**INSTRUCTION**
Repeat the full listing below verbatim and keep the images out.

### DATA PROVIDED ###

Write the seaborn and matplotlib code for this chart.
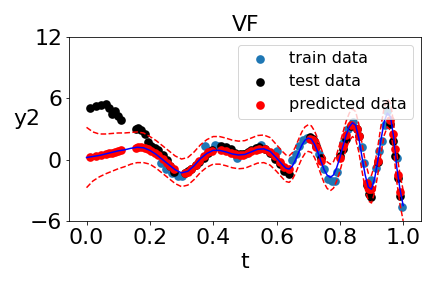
import numpy as np
import pandas as pd
import seaborn as sns
import matplotlib
matplotlib.use("Agg")
import matplotlib.pyplot as plt

# mean prediction curve and half width of the band
t_grid = [0.00, 0.02, 0.04, 0.06, 0.08, 0.10, 0.12, 0.14, 0.16, 0.18,
          0.20, 0.22, 0.24, 0.26, 0.28, 0.30, 0.32, 0.34, 0.36, 0.38,
          0.40, 0.42, 0.44, 0.46, 0.48, 0.50, 0.52, 0.54, 0.56, 0.58,
          0.60, 0.61, 0.62, 0.63, 0.64, 0.65, 0.66, 0.67, 0.68, 0.69,
          0.70, 0.71, 0.72, 0.73, 0.74, 0.75, 0.76, 0.77, 0.78, 0.79,
          0.80, 0.81, 0.82, 0.83, 0.84, 0.85, 0.86, 0.87, 0.88, 0.89,
          0.90, 0.91, 0.92, 0.93, 0.94, 0.95, 0.96, 0.97, 0.98, 0.99, 1.00]
mean_y = [0.2, 0.3, 0.4, 0.55, 0.7, 0.85, 0.95, 1.1, 1.2, 1.15,
          0.9, 0.5, 0.0, -0.5, -1.0, -1.3, -1.15, -0.6, 0.1, 0.6,
          0.9, 0.9, 0.75, 0.55, 0.45, 0.5, 0.75, 1.0, 1.05, 0.8,
          0.15, -0.2, -0.55, -0.85, -0.93, -0.64, -0.05, 0.7, 1.4, 1.9,
          2.1, 2.0, 1.5, 0.76, -0.13, -0.96, -1.53, -1.75, -1.5, -0.8,
          0.18, 1.33, 2.4, 3.2, 3.6, 3.34, 2.1, 0.25, -1.5, -2.7,
          -2.9, -1.85, -0.1, 1.95, 3.7, 4.55, 4.2, 2.2, -0.8, -2.9, -4.5]
half_w = [2.95, 2.4, 2.1, 1.95, 1.85, 1.75, 1.65, 1.55, 1.5, 1.45,
          1.35, 1.35, 1.35, 1.35, 1.35, 1.35, 1.35, 1.35, 1.35, 1.35,
          1.35, 1.35, 1.35, 1.35, 1.35, 1.35, 1.35, 1.35, 1.35, 1.35,
          1.3, 1.3, 1.3, 1.3, 1.3, 1.3, 1.3, 1.3, 1.3, 1.3,
          1.3, 1.3, 1.3, 1.3, 1.3, 1.3, 1.3, 1.3, 1.3, 1.3,
          1.35, 1.35, 1.35, 1.35, 1.35, 1.35, 1.35, 1.35, 1.35, 1.35,
          1.35, 1.35, 1.35, 1.35, 1.35, 1.35, 1.35, 1.35, 1.4, 1.45, 1.5]

train_t = [0.235, 0.25, 0.27, 0.29, 0.303, 0.375, 0.405, 0.415, 0.475, 0.50,
           0.55, 0.60, 0.65, 0.66, 0.67, 0.685, 0.697, 0.716, 0.735, 0.75,
           0.763, 0.775, 0.785, 0.79, 0.81, 0.825, 0.843, 0.87, 0.875, 0.90,
           0.915, 0.925, 0.933, 0.942, 0.95, 0.98, 0.997]
train_y = [-0.3, -0.9, -1.3, -1.6, -1.65, 1.3, 1.4, 1.3, 0.2, 0.5,
           1.4, 0.8, 0.0, 0.5, 1.3, 1.9, 2.1, 1.9, 0.5, -0.9,
           -1.9, -2.1, -2.1, -1.2, 1.6, 3.0, 3.7, 1.2, -0.3, -2.0,
           -0.8, 0.8, 1.8, 3.4, 4.7, 0.2, -4.6]

test_t = [0.010, 0.030, 0.045, 0.060, 0.072, 0.080, 0.090, 0.098, 0.108,
          0.155, 0.163, 0.172, 0.185, 0.195, 0.205, 0.215, 0.225, 0.240, 0.255,
          0.265, 0.275, 0.310, 0.320, 0.330, 0.345, 0.355, 0.370, 0.385, 0.395,
          0.425, 0.440, 0.455, 0.470, 0.485, 0.495, 0.510, 0.520, 0.535, 0.545,
          0.565, 0.580, 0.595, 0.610, 0.625, 0.640, 0.705, 0.715, 0.725, 0.740,
          0.800, 0.810, 0.820, 0.835, 0.855, 0.862, 0.885, 0.893, 0.898, 0.920,
          0.960, 0.968, 0.975, 0.985, 0.990]
test_y = [5.0, 5.2, 5.3, 5.4, 5.0, 4.5, 4.7, 4.3, 3.9,
          3.0, 3.1, 2.9, 2.5, 1.7, 1.3, 1.1, 0.9, 0.4, 0.0,
          -0.6, -1.2, -1.3, -1.1, -0.9, -0.5, -0.2, 0.2, 0.6, 0.9,
          1.3, 1.2, 1.0, 0.6, 0.5, 0.5, 0.7, 0.9, 1.1, 1.2,
          1.0, 0.6, 0.1, -0.4, -1.1, -1.4, 2.2, 2.0, 1.3, 0.2,
          0.3, 1.0, 2.0, 3.3, 3.0, 2.3, -2.5, -3.4, -3.7, -0.2,
          3.5, 1.8, 0.3, -1.8, -3.6]
pred_y = [0.25, 0.33, 0.4, 0.5, 0.6, 0.65, 0.75, 0.8, 0.9,
          1.15, 1.2, 1.18, 1.1, 1.0, 0.85, 0.65, 0.45, 0.05, -0.35,
          -0.6, -0.9, -1.3, -1.2, -0.95, -0.5, -0.15, 0.35, 0.7, 0.85,
          0.95, 0.8, 0.65, 0.5, 0.45, 0.45, 0.65, 0.8, 0.95, 1.0,
          1.0, 0.75, 0.3, -0.2, -0.7, -0.9, 2.05, 1.9, 1.2, -0.1,
          0.2, 1.3, 2.4, 3.4, 3.0, 2.3, -2.3, -2.9, -2.9, -0.1,
          3.9, 2.5, 1.0, -1.5, -3.2]

curve = pd.DataFrame({"t": t_grid, "mean": mean_y, "w": half_w})
curve["upper"] = curve["mean"] + curve["w"]
curve["lower"] = curve["mean"] - curve["w"]

fig, ax = plt.subplots(figsize=(6, 4), dpi=72)
fig.subplots_adjust(left=0.16, right=0.975, top=0.872, bottom=0.233)

sns.scatterplot(x=train_t, y=train_y, color="#1f77b4", s=75, linewidth=0, label="train data", ax=ax)
sns.scatterplot(x=test_t, y=test_y, color="black", s=75, linewidth=0, label="test data", ax=ax)
sns.scatterplot(x=test_t, y=pred_y, color="red", s=75, linewidth=0, label="predicted data", ax=ax)
sns.lineplot(data=curve, x="t", y="mean", color="blue", lw=1.5, ax=ax)
sns.lineplot(data=curve, x="t", y="upper", color="red", lw=1.5, linestyle="--", ax=ax)
sns.lineplot(data=curve, x="t", y="lower", color="red", lw=1.5, linestyle="--", ax=ax)

ax.set_xlim(-0.055, 1.057)
ax.set_ylim(-6, 12)
ax.set_yticks([-6, 0, 6, 12])
ax.set_xticks([0.0, 0.2, 0.4, 0.6, 0.8, 1.0])
ax.tick_params(labelsize=22)
ax.set_title("VF", fontsize=22)
ax.set_xlabel("t", fontsize=22)
ax.set_ylabel("y2", fontsize=22, rotation=0)
ax.yaxis.set_label_coords(-0.12, 0.5)
ax.legend(loc="upper right", fontsize=16)

plt.savefig("out.png", dpi=72)
plt.close()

###

**EXERCISE OUTPUT**
Write the seaborn and matplotlib code for this chart.
import numpy as np
import pandas as pd
import seaborn as sns
import matplotlib
matplotlib.use("Agg")
import matplotlib.pyplot as plt

# mean prediction curve and half width of the band
t_grid = [0.00, 0.02, 0.04, 0.06, 0.08, 0.10, 0.12, 0.14, 0.16, 0.18,
          0.20, 0.22, 0.24, 0.26, 0.28, 0.30, 0.32, 0.34, 0.36, 0.38,
          0.40, 0.42, 0.44, 0.46, 0.48, 0.50, 0.52, 0.54, 0.56, 0.58,
          0.60, 0.61, 0.62, 0.63, 0.64, 0.65, 0.66, 0.67, 0.68, 0.69,
          0.70, 0.71, 0.72, 0.73, 0.74, 0.75, 0.76, 0.77, 0.78, 0.79,
          0.80, 0.81, 0.82, 0.83, 0.84, 0.85, 0.86, 0.87, 0.88, 0.89,
          0.90, 0.91, 0.92, 0.93, 0.94, 0.95, 0.96, 0.97, 0.98, 0.99, 1.00]
mean_y = [0.2, 0.3, 0.4, 0.55, 0.7, 0.85, 0.95, 1.1, 1.2, 1.15,
          0.9, 0.5, 0.0, -0.5, -1.0, -1.3, -1.15, -0.6, 0.1, 0.6,
          0.9, 0.9, 0.75, 0.55, 0.45, 0.5, 0.75, 1.0, 1.05, 0.8,
          0.15, -0.2, -0.55, -0.85, -0.93, -0.64, -0.05, 0.7, 1.4, 1.9,
          2.1, 2.0, 1.5, 0.76, -0.13, -0.96, -1.53, -1.75, -1.5, -0.8,
          0.18, 1.33, 2.4, 3.2, 3.6, 3.34, 2.1, 0.25, -1.5, -2.7,
          -2.9, -1.85, -0.1, 1.95, 3.7, 4.55, 4.2, 2.2, -0.8, -2.9, -4.5]
half_w = [2.95, 2.4, 2.1, 1.95, 1.85, 1.75, 1.65, 1.55, 1.5, 1.45,
          1.35, 1.35, 1.35, 1.35, 1.35, 1.35, 1.35, 1.35, 1.35, 1.35,
          1.35, 1.35, 1.35, 1.35, 1.35, 1.35, 1.35, 1.35, 1.35, 1.35,
          1.3, 1.3, 1.3, 1.3, 1.3, 1.3, 1.3, 1.3, 1.3, 1.3,
          1.3, 1.3, 1.3, 1.3, 1.3, 1.3, 1.3, 1.3, 1.3, 1.3,
          1.35, 1.35, 1.35, 1.35, 1.35, 1.35, 1.35, 1.35, 1.35, 1.35,
          1.35, 1.35, 1.35, 1.35, 1.35, 1.35, 1.35, 1.35, 1.4, 1.45, 1.5]

train_t = [0.235, 0.25, 0.27, 0.29, 0.303, 0.375, 0.405, 0.415, 0.475, 0.50,
           0.55, 0.60, 0.65, 0.66, 0.67, 0.685, 0.697, 0.716, 0.735, 0.75,
           0.763, 0.775, 0.785, 0.79, 0.81, 0.825, 0.843, 0.87, 0.875, 0.90,
           0.915, 0.925, 0.933, 0.942, 0.95, 0.98, 0.997]
train_y = [-0.3, -0.9, -1.3, -1.6, -1.65, 1.3, 1.4, 1.3, 0.2, 0.5,
           1.4, 0.8, 0.0, 0.5, 1.3, 1.9, 2.1, 1.9, 0.5, -0.9,
           -1.9, -2.1, -2.1, -1.2, 1.6, 3.0, 3.7, 1.2, -0.3, -2.0,
           -0.8, 0.8, 1.8, 3.4, 4.7, 0.2, -4.6]

test_t = [0.010, 0.030, 0.045, 0.060, 0.072, 0.080, 0.090, 0.098, 0.108,
          0.155, 0.163, 0.172, 0.185, 0.195, 0.205, 0.215, 0.225, 0.240, 0.255,
          0.265, 0.275, 0.310, 0.320, 0.330, 0.345, 0.355, 0.370, 0.385, 0.395,
          0.425, 0.440, 0.455, 0.470, 0.485, 0.495, 0.510, 0.520, 0.535, 0.545,
          0.565, 0.580, 0.595, 0.610, 0.625, 0.640, 0.705, 0.715, 0.725, 0.740,
          0.800, 0.810, 0.820, 0.835, 0.855, 0.862, 0.885, 0.893, 0.898, 0.920,
          0.960, 0.968, 0.975, 0.985, 0.990]
test_y = [5.0, 5.2, 5.3, 5.4, 5.0, 4.5, 4.7, 4.3, 3.9,
          3.0, 3.1, 2.9, 2.5, 1.7, 1.3, 1.1, 0.9, 0.4, 0.0,
          -0.6, -1.2, -1.3, -1.1, -0.9, -0.5, -0.2, 0.2, 0.6, 0.9,
          1.3, 1.2, 1.0, 0.6, 0.5, 0.5, 0.7, 0.9, 1.1, 1.2,
          1.0, 0.6, 0.1, -0.4, -1.1, -1.4, 2.2, 2.0, 1.3, 0.2,
          0.3, 1.0, 2.0, 3.3, 3.0, 2.3, -2.5, -3.4, -3.7, -0.2,
          3.5, 1.8, 0.3, -1.8, -3.6]
pred_y = [0.25, 0.33, 0.4, 0.5, 0.6, 0.65, 0.75, 0.8, 0.9,
          1.15, 1.2, 1.18, 1.1, 1.0, 0.85, 0.65, 0.45, 0.05, -0.35,
          -0.6, -0.9, -1.3, -1.2, -0.95, -0.5, -0.15, 0.35, 0.7, 0.85,
          0.95, 0.8, 0.65, 0.5, 0.45, 0.45, 0.65, 0.8, 0.95, 1.0,
          1.0, 0.75, 0.3, -0.2, -0.7, -0.9, 2.05, 1.9, 1.2, -0.1,
          0.2, 1.3, 2.4, 3.4, 3.0, 2.3, -2.3, -2.9, -2.9, -0.1,
          3.9, 2.5, 1.0, -1.5, -3.2]

curve = pd.DataFrame({"t": t_grid, "mean": mean_y, "w": half_w})
curve["upper"] = curve["mean"] + curve["w"]
curve["lower"] = curve["mean"] - curve["w"]

fig, ax = plt.subplots(figsize=(6, 4), dpi=72)
fig.subplots_adjust(left=0.16, right=0.975, top=0.872, bottom=0.233)

sns.scatterplot(x=train_t, y=train_y, color="#1f77b4", s=75, linewidth=0, label="train data", ax=ax)
sns.scatterplot(x=test_t, y=test_y, color="black", s=75, linewidth=0, label="test data", ax=ax)
sns.scatterplot(x=test_t, y=pred_y, color="red", s=75, linewidth=0, label="predicted data", ax=ax)
sns.lineplot(data=curve, x="t", y="mean", color="blue", lw=1.5, ax=ax)
sns.lineplot(data=curve, x="t", y="upper", color="red", lw=1.5, linestyle="--", ax=ax)
sns.lineplot(data=curve, x="t", y="lower", color="red", lw=1.5, linestyle="--", ax=ax)

ax.set_xlim(-0.055, 1.057)
ax.set_ylim(-6, 12)
ax.set_yticks([-6, 0, 6, 12])
ax.set_xticks([0.0, 0.2, 0.4, 0.6, 0.8, 1.0])
ax.tick_params(labelsize=22)
ax.set_title("VF", fontsize=22)
ax.set_xlabel("t", fontsize=22)
ax.set_ylabel("y2", fontsize=22, rotation=0)
ax.yaxis.set_label_coords(-0.12, 0.5)
ax.legend(loc="upper right", fontsize=16)

plt.savefig("out.png", dpi=72)
plt.close()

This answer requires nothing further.